Pearce treats what is essentially her main character - the garden itself - not as a strange, utterly abnormal event, nor as a comfitable, familiar occurance, but as a ghostly, yet steady place. Tom's reactions to it, from his initial awe, to fright, to intoxication with it is vividly and realistically portrayed so that we too honestly share in these emotions.
It is fascinating to read of Tom's explorations of the garden and the twofold freedom he experiences - first that he is away from the regulations of his aunt and uncle, and second that of his invisibility to the denizens of the garden. Pearce creates beautiful descriptive passages of the garden and surrounding grounds, but marks them with intriguing sentences such as: 'Tom often had the feeling of people having just gone, and an uncomfortable feeling of someone who had *not* gone; someone who, unobserved, observed him. Pearce builds up the tension and in this story magnificently, as Tom gradually builds up his knowledge of the garden and slowly begins to traverse its borders.

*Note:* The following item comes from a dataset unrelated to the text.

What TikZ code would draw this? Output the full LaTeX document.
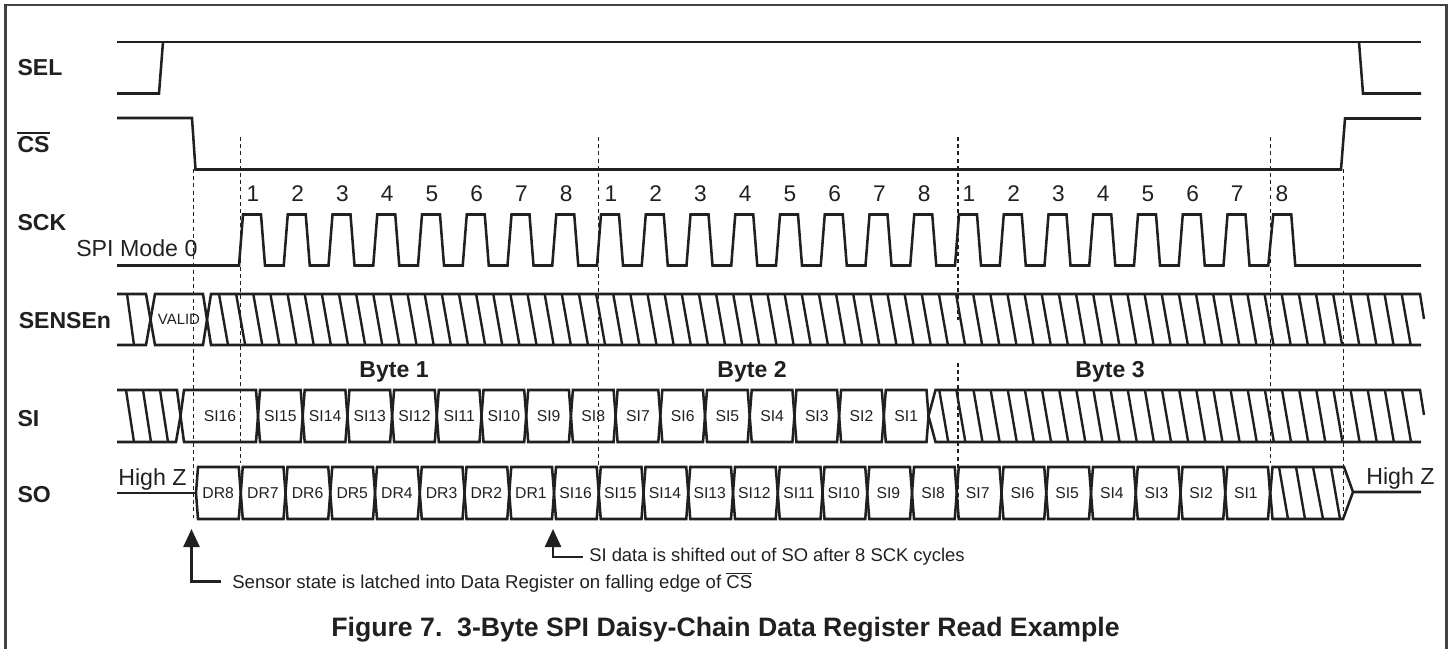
\documentclass[tikz,border=0pt]{standalone}
\usepackage{fontspec}
\setmainfont{Liberation Sans}
\usetikzlibrary{arrows.meta}
\definecolor{ink}{HTML}{231F20}
\tikzset{
  x=0.75pt,y=-0.75pt,
  wave/.style={draw=ink,line width=1.9pt,line join=miter,line cap=butt},
  hatch/.style={draw=ink,line width=1.8pt},
  guide/.style={draw=ink,line width=0.8pt,dash pattern=on 3pt off 2.4pt},
  frameline/.style={draw=ink!85,line width=2.1pt},
  callout/.style={draw=ink,line width=1.9pt,-{Triangle[length=13.5pt,width=12pt]}},
  lab/.style={text=ink,inner sep=0pt,anchor=base west,font=\fontsize{17.3pt}{20pt}\selectfont\bfseries},
  num/.style={text=ink,inner sep=0pt,anchor=base,font=\fontsize{17pt}{20pt}\selectfont},
  big/.style={text=ink,inner sep=0pt,anchor=base west,font=\fontsize{17.4pt}{20pt}\selectfont},
  cell/.style={text=ink,inner sep=0pt,anchor=base,font=\fontsize{11.8pt}{14pt}\selectfont},
  note/.style={text=ink,inner sep=0pt,anchor=base west,font=\fontsize{13.95pt}{16pt}\selectfont},
  bytelab/.style={text=ink,inner sep=0pt,anchor=base,font=\fontsize{17.3pt}{20pt}\selectfont\bfseries},
}
\begin{document}
\begin{tikzpicture}
\useasboundingbox (0,0) rectangle (1452,649);
% frame
\draw[frameline] (5.8,649) -- (5.8,5) -- (1446.7,5) -- (1446.7,649);
% SEL, CS
\draw[wave] (117,42) -- (1421,42);
\draw[wave] (117,93.5) -- (159,93.5) -- (163,42);
\draw[wave] (1359,42) -- (1363,93.5) -- (1421,93.5);
\draw[wave] (117,118) -- (192,118) -- (195.5,169.5) -- (1341,169.5) -- (1345,118.5) -- (1421,118.5);
% SCK
\draw[wave] (117,265.5) -- (239,265.5)
  foreach \k in {0,...,22} { -- ({239+44.75*\k+4},214.5) -- ({239+44.75*\k+22},214.5) -- ({239+44.75*\k+26},265.5) -- ({239+44.75*(\k+1)},265.5) }
  -- (1273.25,214.5) -- (1291.25,214.5) -- (1295.25,265.5) -- (1421,265.5);
\foreach \k [evaluate=\k as \xx using 253+44.74*\k] in {0,...,23} {
  \pgfmathtruncatemacro{\n}{mod(\k,8)+1}
  \node[num] (n\k) at (\xx,201.5) {\n};
}
% SENSEn
\draw[wave] (117,294) -- (146,294) -- (150.5,319.5) -- (146,345) -- (117,345);
\draw[hatch] (127,294) -- (134,345);
\draw[wave] (155,294) -- (203,294) -- (207,319.5) -- (203,345) -- (155,345) -- (150.5,319.5) -- cycle;
\node[cell,font=\fontsize{11.2pt}{14pt}\selectfont] (valid) at (179,324.5) {VALID};
\draw[wave] (1421,294) -- (211,294) -- (207,319.5) -- (211,345) -- (1421,345);
\foreach \k in {0,...,69} \draw[hatch] ({219+17.14*\k},294) -- ({228+17.14*\k},345);
\draw[hatch] (1420,294) -- (1424,319);
% SI
\draw[wave] (117,390) -- (177,390) -- (180.5,416) -- (176,442) -- (117,442);
\foreach \xa/\xb in {126/134,143/151,160/168} \draw[hatch] (\xa,390) -- (\xb,442);
\draw[wave] (184,390) -- (256,390) -- (258,416) -- (256,442) -- (184,442) -- (180.5,416) -- cycle;
\foreach \k [evaluate=\k as \wa using 258+44.7*\k, evaluate=\k as \wb using 258+44.7*(\k+1)] in {0,...,14}
  \draw[wave] (\wa+2,390) -- (\wb-2,390) -- (\wb,416) -- (\wb-2,442) -- (\wa+2,442) -- (\wa,416) -- cycle;
\draw[wave] (1421,390) -- (935.5,390) -- (928.5,416) -- (935.5,442) -- (1421,442);
\foreach \k in {0,...,27} \draw[hatch] ({1402-17.14*\k},390) -- ({1411-17.14*\k},442);
\draw[hatch] (1420,390) -- (1424,415);
\node[cell] (si16) at (220,421) {SI16};
\foreach \t [count=\k from 0, evaluate=\k as \xx using 280.4+44.7*\k] in {15,14,13,12,11,10,9,8,7,6,5,4,3,2,1}
  \node[cell] (sia\t) at (\xx,421) {SI\t};
% SO
\draw[wave] (117,493) -- (195,493);
\foreach \k [evaluate=\k as \wa using 196+44.75*\k, evaluate=\k as \wb using 196+44.75*(\k+1)] in {0,...,23}
  \draw[wave] (\wa+2,467) -- (\wb-2,467) -- (\wb,493) -- (\wb-2,519) -- (\wa+2,519) -- (\wa,493) -- cycle;
\foreach \t [count=\k from 0, evaluate=\k as \xx using 218.2+44.68*\k] in {DR8,DR7,DR6,DR5,DR4,DR3,DR2,DR1,SI16,SI15,SI14,SI13,SI12,SI11,SI10,SI9,SI8,SI7,SI6,SI5,SI4,SI3,SI2,SI1}
  \node[cell] (so\k) at (\xx,498) {\t};
\draw[wave] (1421,492) -- (1353,492) -- (1344,467) -- (1272.5,467) -- (1270.3,493) -- (1272.5,519) -- (1343,519) -- (1353,492);
\foreach \xa/\xb in {1279/1288,1296/1305,1313/1323,1331/1340} \draw[hatch] (\xa,467) -- (\xb,519);
% guides
\foreach \xx/\ya/\yb in {193.5/169/518,240.5/137/463,598.5/137/467,958/137/320,958/363/518,1270.5/137/463,1343.5/169/518}
  \draw[guide] (\xx,\ya) -- (\xx,\yb);
% labels
\node[lab] (sel) at (17.3,76) {SEL};
\node[lab] (cs) at (17.3,153) {CS};
\coordinate (csa) at (17,133); \coordinate (csb) at (50,133);
\draw[draw=ink,line width=1.9pt] (csa) -- (csb);
\node[lab] (sck) at (17.3,230.7) {SCK};
\node[big] (mode) at (76,256.7) {SPI Mode 0};
\node[lab] (sensen) at (18.5,328) {SENSEn};
\node[lab] (si) at (17.3,426.7) {SI};
\node[lab] (so) at (17.3,502) {SO};
\node[bytelab] (b1) at (394,377) {Byte 1};
\node[bytelab] (b2) at (752,377) {Byte 2};
\node[bytelab] (b3) at (1110,377) {Byte 3};
\node[big] (hzl) at (118,485) {High Z};
\node[big] (hzr) at (1366,484) {High Z};
% notes
\node[note] (n1) at (232,588.5) {Sensor state is latched into Data Register on falling edge of \smash{$\overline{\hbox{CS}}$}};
\coordinate (a1c) at (191.5,581.7);
\coordinate (a1e) at (220.7,581.7);
\coordinate (a1t) at (191.5,529);
\draw[callout] (a1e) -- (a1c) -- (a1t);
\node[note,font=\fontsize{13.8pt}{16pt}\selectfont] (n2) at (589,561.7) {SI data is shifted out of SO after 8 SCK cycles};
\coordinate (a2c) at (553,557);
\coordinate (a2e) at (582.7,557);
\coordinate (a2t) at (553,529);
\draw[callout] (a2e) -- (a2c) -- (a2t);
\node[text=ink,inner sep=0pt,anchor=base,font=\fontsize{20pt}{24pt}\selectfont\bfseries] (title) at (725.5,636) {Figure 7.\ \ 3-Byte SPI Daisy-Chain Data Register Read Example};
\end{tikzpicture}
\end{document}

Furthermore, Tom's decision to quit the real world to dwell forever within the 'garden-world' is a thought-provoking one, and coupled achingly well with Hatty's growth, movement into 'grown-up' things, and steady forgetting of Tom. The feelings of change and aging reminds me very much of stories concerning Peter Pan and Wendy, however in Barrie's book, where we predominatly see through Wendy's eyes, here we can see how Peter probably felt as an elusive and 'unreal' figure, loosing someone not through death or place but through the simple inevitability of growing up.

Thus the story is definitly not just for kids, as the major message of the book is a bittersweet one - that we must all someday leave our childhoods behind for the bigger realm of adulthood beyond our own backgardens. Yet we need never forget those times, nor loose the friendships we forged within them. Certainly Tom and Hatty didn't.